MO: What are some of the biggest challenges currently facing cloud computing?
Ali: There are two challenges for those delivering cloud computing services. The first is awareness – a lot of CEOs are still not clear on what the cloud is. They read about it and hear about it, – but they must defer to their technologist to decipher what it means and how their business can take advantage of it. The next challenge is fear of the unknown. This broadly encompasses security concerns, insecurity about controlling IT infrastructure, and noise in the press when well-known brands have outages. Briefly, here are a few things to consider: the typical cloud service provider stakes their reputation on security and availability, – so chances are that the infrastructure they have designed is generally going to be more robust than the typical business would set up for its individual use; lack of control is easily addressed when a customer has visibility into their cloud environment and can control it through a cloud management platform which many larger providers offer.
MO: What’s the most exciting thing on the horizon for you personally or professionally?

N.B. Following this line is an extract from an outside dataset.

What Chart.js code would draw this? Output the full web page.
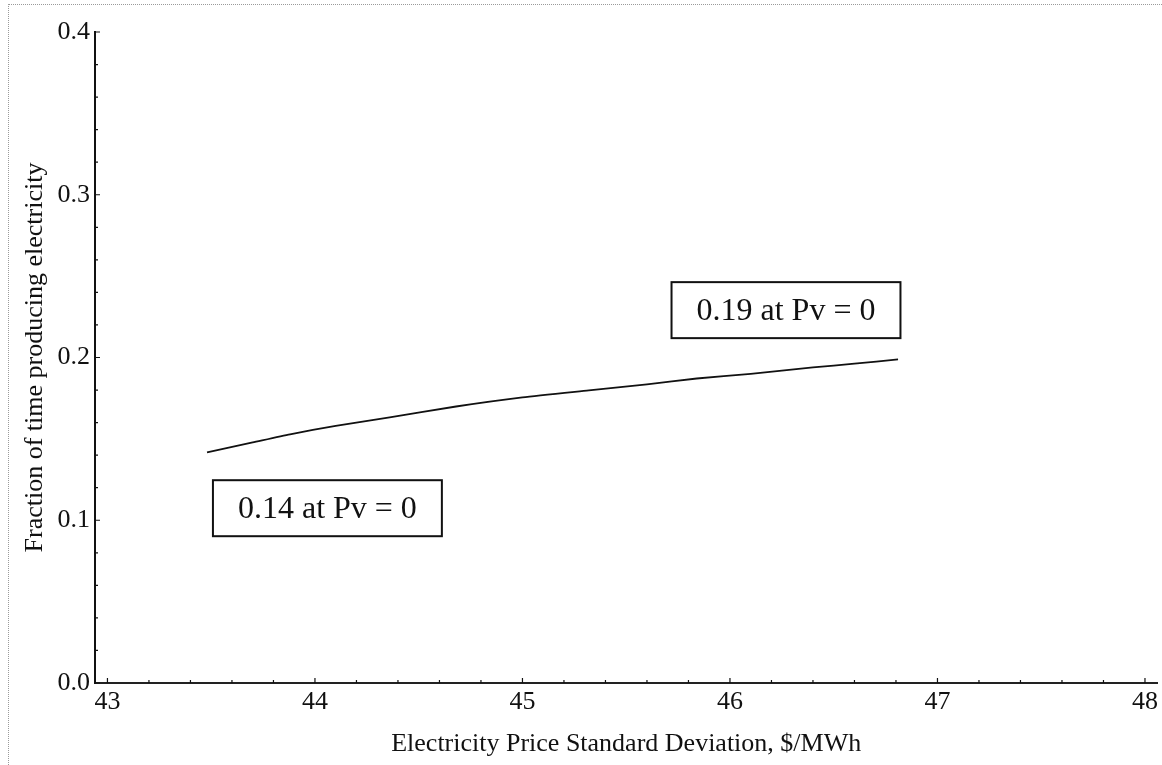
<!DOCTYPE html>
<html>
<head>
<meta charset="utf-8">
<script src="https://cdn.jsdelivr.net/npm/chart.js@4"></script>
<style>
  html, body { margin: 0; padding: 0; background: #fff; }
  #wrap { position: relative; width: 1162px; height: 765px; }
  #frame {
    position: absolute; left: 8px; top: 4px; right: 0; bottom: 0;
    border-top: 1px dotted #9a9a9a; border-left: 1px dotted #9a9a9a;
    pointer-events: none;
  }
  canvas { position: absolute; left: 0; top: 0; }
</style>
</head>
<body>
<div id="wrap">
  <canvas id="chart" width="1162" height="765"></canvas>
  <div id="frame"></div>
</div>
<script>
// price standard deviation ($/MWh) vs fraction of time producing
const priceStdDev = [43.48, 43.70, 43.88, 44.10, 44.36, 44.68, 45.00, 45.32, 45.60, 45.84, 46.10, 46.40, 46.60, 46.81];
const fractionTime = [0.1417, 0.1478, 0.1528, 0.1580, 0.1632, 0.1699, 0.1755, 0.1798, 0.1835, 0.1871, 0.1900, 0.1939, 0.1962, 0.1988];

const xTicks = [43, 44, 45, 46, 47, 48];
const yTicks = [0.0, 0.1, 0.2, 0.3, 0.4];

// callout boxes: text and centre in data units
const noteText = ['0.14 at Pv = 0', '0.19 at Pv = 0'];
const noteX = [44.06, 46.27];
const noteY = [0.1074, 0.2291];

const SERIF = '"Liberation Serif", "Times New Roman", serif';

// inward major/minor ticks, Mathematica style
const inwardTicks = {
  id: 'inwardTicks',
  afterDraw(chart) {
    const { ctx, scales: { x, y }, chartArea: a } = chart;
    ctx.save();
    ctx.strokeStyle = '#111';
    ctx.lineWidth = 1.2;
    ctx.beginPath();
    for (let v = 42.0; v <= 48.06; v += 0.2) {
      const r = Math.round(v * 10) / 10;
      if (r < x.min || r > x.max) continue;
      const major = Math.abs(r - Math.round(r)) < 1e-6;
      const px = x.getPixelForValue(r);
      ctx.moveTo(px, a.bottom);
      ctx.lineTo(px, a.bottom - (major ? 5 : 3));
    }
    for (let i = 0; i <= 20; i++) {
      const r = i * 0.02;
      const major = i % 5 === 0;
      const py = y.getPixelForValue(r);
      ctx.moveTo(a.left, py);
      ctx.lineTo(a.left + (major ? 5 : 3), py);
    }
    ctx.stroke();
    ctx.restore();
  }
};

// boxed text callouts
const callouts = {
  id: 'callouts',
  afterDatasetsDraw(chart) {
    const { ctx, scales: { x, y } } = chart;
    ctx.save();
    ctx.font = '32px ' + SERIF;
    ctx.textAlign = 'center';
    ctx.textBaseline = 'middle';
    noteText.forEach((t, i) => {
      const cx = x.getPixelForValue(noteX[i]);
      const cy = y.getPixelForValue(noteY[i]);
      const w = ctx.measureText(t).width + 50;
      const h = 56;
      ctx.fillStyle = '#fff';
      ctx.fillRect(cx - w / 2, cy - h / 2, w, h);
      ctx.strokeStyle = '#111';
      ctx.lineWidth = 2;
      ctx.strokeRect(cx - w / 2, cy - h / 2, w, h);
      ctx.fillStyle = '#111';
      ctx.fillText(t, cx, cy + 1);
    });
    ctx.restore();
  }
};

new Chart(document.getElementById('chart').getContext('2d'), {
  type: 'line',
  data: {
    datasets: [{
      data: priceStdDev.map((v, i) => ({ x: v, y: fractionTime[i] })),
      borderColor: '#111',
      borderWidth: 1.8,
      pointRadius: 0,
      tension: 0.2,
      fill: false
    }]
  },
  options: {
    responsive: false,
    animation: false,
    layout: { padding: { top: 32, right: 2, bottom: 0, left: 0 } },
    plugins: { legend: { display: false }, tooltip: { enabled: false } },
    scales: {
      x: {
        type: 'linear',
        min: 42.94,
        max: 48.06,
        afterFit: s => { s.height = 82; },
        afterBuildTicks: s => { s.ticks = xTicks.map(v => ({ value: v })); },
        grid: { display: true, drawOnChartArea: false, drawTicks: false },
        border: { display: true, color: '#222', width: 2 },
        ticks: {
          padding: 4,
          color: '#111',
          font: { family: SERIF, size: 26 },
          callback: v => String(v)
        },
        title: {
          display: true,
          text: 'Electricity Price Standard Deviation, $/MWh',
          color: '#111',
          font: { family: SERIF, size: 26 },
          padding: { top: 0, bottom: 5 }
        }
      },
      y: {
        min: 0,
        max: 0.4,
        afterFit: s => { s.width = 95; },
        afterBuildTicks: s => { s.ticks = yTicks.map(v => ({ value: v })); },
        grid: { display: true, drawOnChartArea: false, drawTicks: false },
        border: { display: true, color: '#111', width: 2 },
        ticks: {
          padding: 5,
          color: '#111',
          font: { family: SERIF, size: 26 },
          callback: v => v.toFixed(1)
        },
        title: {
          display: true,
          text: 'Fraction of time producing electricity',
          color: '#111',
          font: { family: SERIF, size: 26 },
          padding: { top: 20, bottom: 0 }
        }
      }
    }
  },
  plugins: [inwardTicks, callouts]
});
</script>
</body>
</html>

Ali: In the last 12 months, my team and I have built a brand in cloud computing from scratch. While it took a lot of effort to develop relationships with vendors, distributors, the press and industry analysts, we are now at a point of seeing the fruits of our labor. So it is both with personal and professional pride that I am looking to see how 2013 starts to unfold as the momentum in our company starts going from the walk stage into the run stage.